When she was fully strapped and muzzled, he drew a .32 Browning automatic from his pocket. "In 1957, California had no waiting period for firearms purchases," says author Michael Newton in Rope, "no background checks, no pesky licenses. You didn't even have to show ID. It was a cash and carry business..." Harvey had had the cash, and he carried.

Waving the steel-blue weapon under her chin, he untied her hands and ordered her to strip slowly as he snapped her in various poses, some bound, some free, all depicting her in control of someone off-screen. Like a movie director, he barked out, You're frightened! You're curious! Be scared, but be tempting! Lift a leg! Drop a strap! Snap snap whirr, snap, snap whirr. The poses varied and grew more erotic more emphatic to Harvey's personal soul as the shoot progressed..

In a chapter devoted to Glatman in his book, Signature Killers, Robert D. Keppel, Ph.D., explains how Harvey's photographs were his "personal signature of murder". Keppel finds Harvey's use of photography telling: "(His photos) were more than souvenirs because, in Glatman's mind, they actually carried the power of his need for bondage and control. They showed the women in various poses: sitting up or lying down, hands always bound behind their backs, innocent looks on their faces, but with eyes wide with terror because they had guessed what was to come."

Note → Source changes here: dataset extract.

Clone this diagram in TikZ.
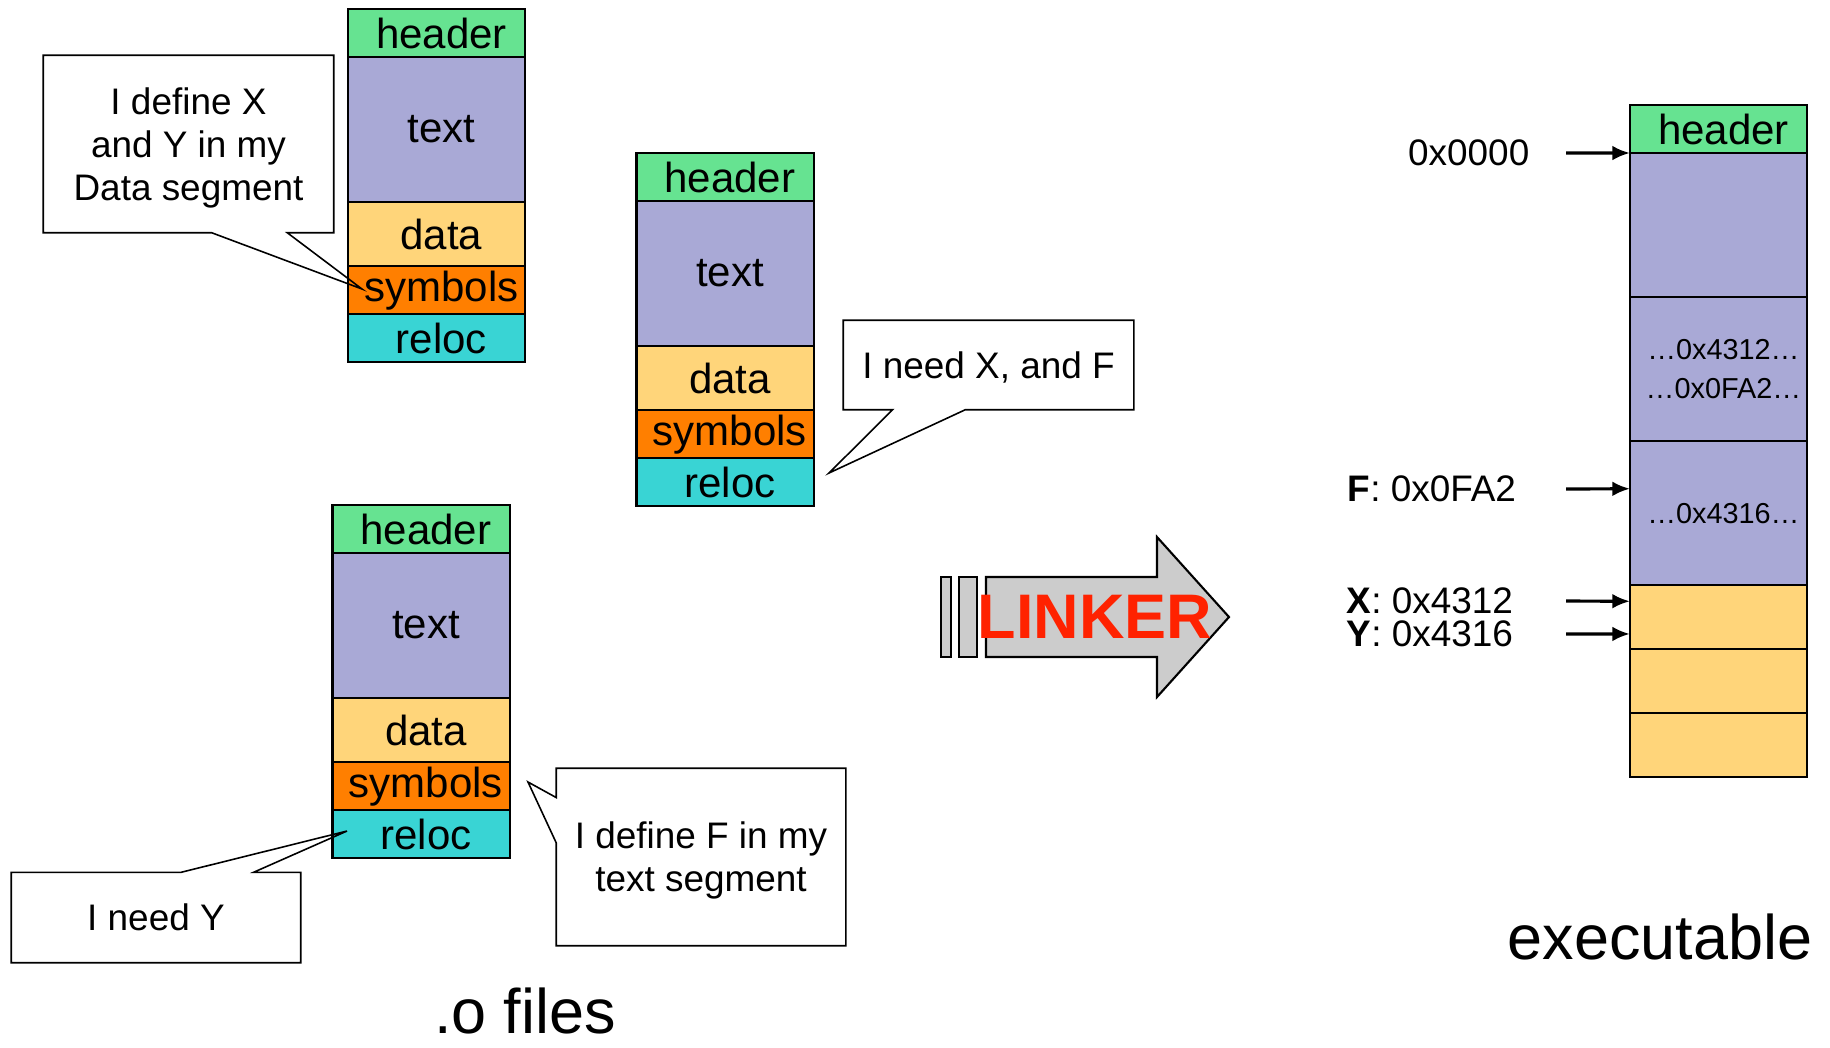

When the pictures were taken, he had his way with Judy Dull. Oblige, he commanded, or die. Whimpering at her foolishness, the girl obeyed. As the outside world dimmed through Harvey's window shades, Johnny Glenn raped her several times, binding her limbs at the conclusion of each session. Relaxing, satisfied for the meantime, he made her sit beside him and nuzzle him on the sofa as he watched his favorite TV comedies. A few more shows, he promised, and he'd take her home.

But, Harvey had no intention of taking her anywhere except to a perfect little spot in the desert he had discovered one day while cruising near the vicinity of Indio. Way out, amongst the coyotes, and far, far away from the cops who could send him back behind bars for evermore. Really, he kept telling himself over and over again, he didn't want to kill anyone, but, what else was there to do? He had to have her, had to possess her, had to glutton on her. Damn, it wasn't his fault! And damn it, nobody was going to send him to prison for something he couldn't help.

How else was he supposed to get a woman?

At 10:30 p.m., Harvey announced that he would let her go, but he would have to dump her off out of town for her to find her own way home. She probably reasoned that he wanted time to escape, and she did not argue. Tying her wrists once again, he led her to his car, his gun in one hand as he steered the vehicle down the freeway, south to San Bernardino, east to Mission Road, into the open flatland of Riverside County lit only by stars. He kept on driving, miles more to go, and didn't pause until he had passed Banning and Palm Springs, finally slowing down once he passed Thousand Palms. A hundred miles from Los Angeles, here in the middle of nowhere, he stopped the car. Around them was night and nature.

Pulling Dull from the car, he acted as if he was about to untie her. She sighed. Then, in a single move, he lassoed her neck, shoved her to her knees, twirled her on her belly and rung the other loop of the cord around her ankles. Pulling up, her body snapped below him. A single groan, she was dead.

But, Harvey needed a few more photos by flash, something to remember his conquest. He molded Dull like a clay figure; an arm here, an arm there, a leg spread, a knee turned this way. Dead no matter how she was shaped. He wanted it to appear that way.

Of the victim's death photos, Dr. Keppel adds, "They were even more horrifying to police (than the in-life ones) because they revealed Glatman's true nature. They showed the ways the killer had positioned his victims, and the psychological depravity they evidenced was deeply revolting. That a human being could so reveal the depths of his own weakness and feelings of insignificance through photographs was something investigators had not seen before."